Six Essentials to Creating an Extraordinary CultureHow would you describe the organizational culture of your dreams? What are its essential elements? How would people treat each other? What core values would shine brightly every day? If you could eavesdrop on members of your team describing their workplace at a family gathering or social event, what would you hope they’d say?

We often lead exercises like this during executive planning retreats. We’ll then gather all the descriptions together and cluster them for key themes. This collage becomes “snapshots of our preferred future” and provides an ongoing and energizing focal point for defining core values, identifying desired and undesired behaviors across the organization, aligning systems and processes and focusing Strategic Imperatives.

This month’s Harvard Business Review features research by Rob Goffee, emeritus professor of organizational behavior at the London Business School and Gareth Jones, a visiting professor at the IE Business School, in Madrid. Their work evolved from three years of research on authenticity and effective leadership. This led to searching for what conditions create the most authentic workplaces. They call that “the organization of your dreams.”

In “Creating the Best Workplace on Earth,” Goffee and Jones report they “found six common imperatives. Together they describe an organization that operates at its fullest potential by allowing people to do their best work … in a nutshell, it’s a company where individual differences are nurtured; information is not suppressed or spun; the company adds value to employees, rather than merely extracting it from them; the organization stands for something meaningful; the work itself is intrinsically rewarding; and there are no stupid rules.

The six essential elements they uncovered are:

1. Let people be themselves.
2. Unleash the flow of information.
3. Magnify people’s strengths.
4. Stand for more than shareholder value.
5. Show how the daily work makes sense.
6. Have rules people can believe in.

Given all our work with Zenger Folkman and our Strengths-Based Leadership Development System over the past year it’s not surprising to see magnifying people’s strengths is essential to building an extraordinary culture. It’s in the sub-title of ZF’s latest book, How to Be Exceptional: Drive Leadership Success by Magnifying Your Strengths.

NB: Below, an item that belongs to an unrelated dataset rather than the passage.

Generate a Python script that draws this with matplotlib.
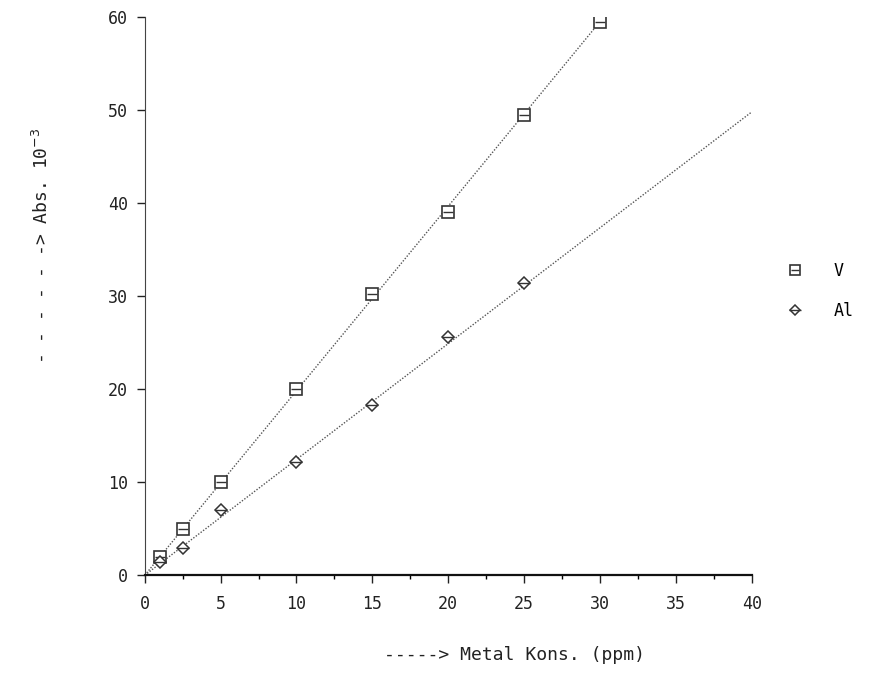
import matplotlib
matplotlib.use("Agg")
import matplotlib.pyplot as plt
from matplotlib.lines import Line2D

v_x = [1, 2.5, 5, 10, 15, 20, 25, 30]
v_y = [2.0, 5.0, 10.0, 20.0, 30.2, 39.0, 49.5, 59.5]
al_x = [1, 2.5, 5, 10, 15, 20, 25]
al_y = [1.4, 2.9, 7.0, 12.2, 18.3, 25.6, 31.4]
v_line_x = [0, 30]
v_line_y = [0, 59.5]
al_line_x = [0, 40]
al_line_y = [0, 49.8]
x_ticks = [0, 5, 10, 15, 20, 25, 30, 35, 40]
y_ticks = [0, 10, 20, 30, 40, 50, 60]

plt.rcParams['font.family'] = ['DejaVu Sans Mono']

fig = plt.figure(figsize=(8.72, 6.84), dpi=100)
ax = fig.add_axes([0.166, 0.159, 0.696, 0.816])

ax.plot(v_line_x, v_line_y, color='#555555', lw=1.0, ls=(0, (1, 1.2)))
ax.plot(al_line_x, al_line_y, color='#555555', lw=1.0, ls=(0, (1, 1.2)))
ax.plot(v_x, v_y, ls='none', marker='s', ms=8, mfc='white', mec='#333333', mew=1.2)
ax.plot(v_x, v_y, ls='none', marker='_', ms=7, mec='#333333', mew=1.0)
ax.plot(al_x, al_y, ls='none', marker='D', ms=6, mfc='white', mec='#333333', mew=1.1)
ax.plot(al_x, al_y, ls='none', marker='_', ms=9, mec='#333333', mew=1.0)

ax.set_xlim(0, 40)
ax.set_ylim(0, 60)
ax.set_xticks(x_ticks)
ax.set_xticks([2.5, 7.5, 12.5, 17.5, 22.5, 27.5, 32.5, 37.5], minor=True)
ax.set_yticks(y_ticks)
ax.tick_params(axis='both', labelsize=12, colors='#222222', length=6, width=1)
ax.tick_params(axis='x', which='minor', length=3, width=1)
ax.tick_params(axis='x', pad=8)
ax.tick_params(axis='y', pad=6)
for s in ['top', 'right']:
    ax.spines[s].set_visible(False)
ax.spines['left'].set_linestyle((0, (1, 1)))
ax.spines['left'].set_color('#444444')
ax.spines['bottom'].set_linewidth(1.6)
ax.spines['bottom'].set_color('#111111')

fig.text(0.59, 0.042, '-----> Metal Kons. (ppm)', ha='center', va='center', fontsize=13, color='#222222')
fig.text(0.048, 0.64, '- - - - - -> Abs. 10$^{-3}$', ha='center', va='center', rotation=90, fontsize=13, color='#222222')

h_v = (Line2D([], [], ls='none', marker='s', ms=7, mfc='white', mec='#333333', mew=1.2),
       Line2D([], [], ls='none', marker='_', ms=6, mec='#333333', mew=1.0))
h_al = (Line2D([], [], ls='none', marker='D', ms=5, mfc='white', mec='#333333', mew=1.1),
        Line2D([], [], ls='none', marker='_', ms=8, mec='#333333', mew=1.0))
fig.legend([h_v, h_al], ['V', 'Al'], loc='center left', bbox_to_anchor=(0.88, 0.575),
           frameon=False, fontsize=12, handlelength=1.5, handletextpad=1.6, labelspacing=1.3)

fig.savefig('out.png', dpi=100)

Goffee and Jones also report on research showing that highly engaged employees are 50% more likely to exceed expectations than the least engaged. Companies with those highly engaged employees have 54% higher employee retention, 89% great customer satisfaction, and four times the revenue growth. Our research shows even sharper differences in many cases.

We’ve also seen that helping leaders uncover and magnify the 3 – 5 natural strengths that others see in them means moving their effectiveness from good to great (the top 10% of leaders in our global data base). Those leaders create dream teams and extraordinary cultures.